The Parshah continues with instructions of the ceremony of ‘Hakhail’ – this was where the national assembly gathered once every seven years to hear the King read the Torah (Devarim 31:10-13/ Chagigah 3a)), the king was required to read a number of passages from the book of Devarim. The aim of the mitzvah of ‘Hakhail’ was to strengthen the Jewish people in Torah and fear of G-d and it was a mitzvah observed by all the righteous kings. The righteous King Agrippa, always stood while reading the Torah, the sages gave him much praise for this act (Sota 41).
Moshe then petitioned to Hashem so that his death decree would be annulled, however it was to no avail as he was about to die. In fact it was on the 7th of Adar that Moshe would die, this was the same date that he was born. Several reasons are suggested why Moshe died, including, Moshe failed to sanctify Hashem’s name when he hit the rock instead of speaking to the rock to give forth water (as related in Parshah Chukat (Bamidbar 20:9-13)), another popular reason is, is that Moshe had to die due to the ‘death decree,’ that G-d gave to all of man kind, after Adam ate from the tree as related in the first parshah in the Torah, Bereishit (Medrash Tanhuma Vaetchanan).
However in a way Moshe never really died, just like a righteous man is always considered as living, because his good deeds are still being filtered on to other people and generations. The actions one does in this world effect many people, one could be in the physical sense dead, however if people learned from his good actions and performed these good deeds, the ‘physically dead’ person will get credit for every good action that was learned from him and whenever another performs these good deeds.
Further on in Parshat Vayelech, Moshe warned the Jews to acknowledge G-d’s justice for when in future times they were to be punished for idol worship (Devarim 31:29).

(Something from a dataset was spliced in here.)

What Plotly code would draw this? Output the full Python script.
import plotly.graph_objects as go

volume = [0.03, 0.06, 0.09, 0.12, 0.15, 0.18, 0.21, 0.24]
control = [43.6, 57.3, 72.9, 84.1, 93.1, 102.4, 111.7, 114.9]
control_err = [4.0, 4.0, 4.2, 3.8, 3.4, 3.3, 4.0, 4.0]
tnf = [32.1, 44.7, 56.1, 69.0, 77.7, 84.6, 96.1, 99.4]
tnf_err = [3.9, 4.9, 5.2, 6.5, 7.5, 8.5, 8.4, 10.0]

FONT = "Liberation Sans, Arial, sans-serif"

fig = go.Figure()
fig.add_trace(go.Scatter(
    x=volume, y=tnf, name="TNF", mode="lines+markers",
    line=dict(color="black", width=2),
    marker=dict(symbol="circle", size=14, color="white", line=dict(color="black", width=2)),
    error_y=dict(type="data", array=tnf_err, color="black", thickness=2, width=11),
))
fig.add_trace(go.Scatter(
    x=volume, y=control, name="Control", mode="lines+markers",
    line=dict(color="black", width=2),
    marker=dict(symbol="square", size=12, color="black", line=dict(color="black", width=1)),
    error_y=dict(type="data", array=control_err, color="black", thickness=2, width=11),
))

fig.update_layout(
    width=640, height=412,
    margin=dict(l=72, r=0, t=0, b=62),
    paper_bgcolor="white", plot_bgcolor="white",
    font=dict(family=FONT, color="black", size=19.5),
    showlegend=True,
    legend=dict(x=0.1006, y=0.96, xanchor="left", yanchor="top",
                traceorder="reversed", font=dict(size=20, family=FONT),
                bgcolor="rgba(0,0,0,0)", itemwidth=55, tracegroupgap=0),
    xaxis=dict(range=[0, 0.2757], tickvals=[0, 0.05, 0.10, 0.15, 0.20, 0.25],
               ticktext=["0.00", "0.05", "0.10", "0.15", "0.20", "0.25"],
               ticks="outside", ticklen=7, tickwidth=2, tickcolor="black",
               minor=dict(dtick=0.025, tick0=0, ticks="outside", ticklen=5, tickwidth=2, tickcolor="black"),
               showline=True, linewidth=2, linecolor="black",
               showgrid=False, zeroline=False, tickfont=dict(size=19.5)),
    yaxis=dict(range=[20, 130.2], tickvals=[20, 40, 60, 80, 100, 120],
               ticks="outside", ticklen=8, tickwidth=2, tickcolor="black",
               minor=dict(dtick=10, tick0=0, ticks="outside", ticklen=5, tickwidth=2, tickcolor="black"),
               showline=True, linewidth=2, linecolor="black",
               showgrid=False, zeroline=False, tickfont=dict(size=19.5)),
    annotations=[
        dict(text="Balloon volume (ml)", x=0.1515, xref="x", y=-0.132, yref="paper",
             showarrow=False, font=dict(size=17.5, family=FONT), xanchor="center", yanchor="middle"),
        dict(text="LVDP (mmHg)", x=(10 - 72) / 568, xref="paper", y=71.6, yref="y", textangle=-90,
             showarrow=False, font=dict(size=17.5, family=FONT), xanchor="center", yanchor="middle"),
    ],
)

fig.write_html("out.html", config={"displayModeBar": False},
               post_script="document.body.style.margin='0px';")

In fact, the Jews behaved very well during the 28 tenure of Joshua’s leadership, however as they failed to eradicate the wicked idolatress presence of the Canaanim during these years, many of these wicked people encouraged idol worship across Israel, and many faltered later on as related in the books of Shoftim, Samuel and Melachim.
Vayelech highlights the mitzvah for every Jewish man to write a Sefer Torah for himself, however in this day and age many people buy sefarim (books of Torah literature) instead, and it is also customary to buy a share in a communal Sefer Torah and it is the practice for the men of the community to trace in the last words of the Sefer Torah, binding them together in a symbolic way comparable to the binding of the whole Jewish nation together during the sacred ceremony of ‘Hakhail.’.

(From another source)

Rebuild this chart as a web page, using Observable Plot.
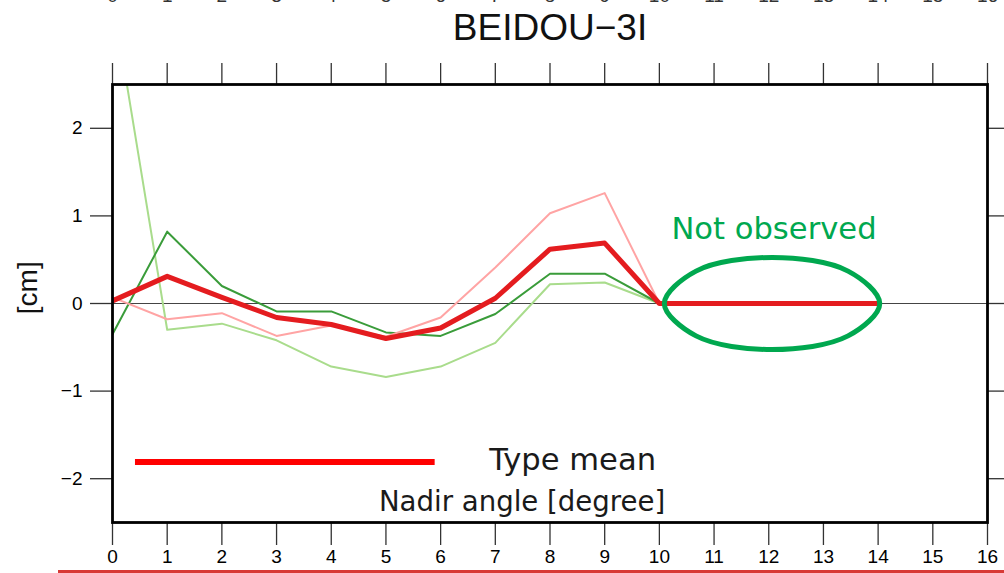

The Haftorah for this week’s reading comes from three different prophets, Hosea, Micah and Joel (Hosea 14:2-10, Joel 2:11-27, Micah 7:18-20), these three prophets make up a quarter of the total of the ’12 later prophets.’
This Dvar Torah is dedicated to Yaffit Rachel Bat Sara Perel to find her suitable partner this year, please everyone pray for this to be happen with the right man!
Have a Fantastic and Incredible Shabbat. Shabbat Shalom!!!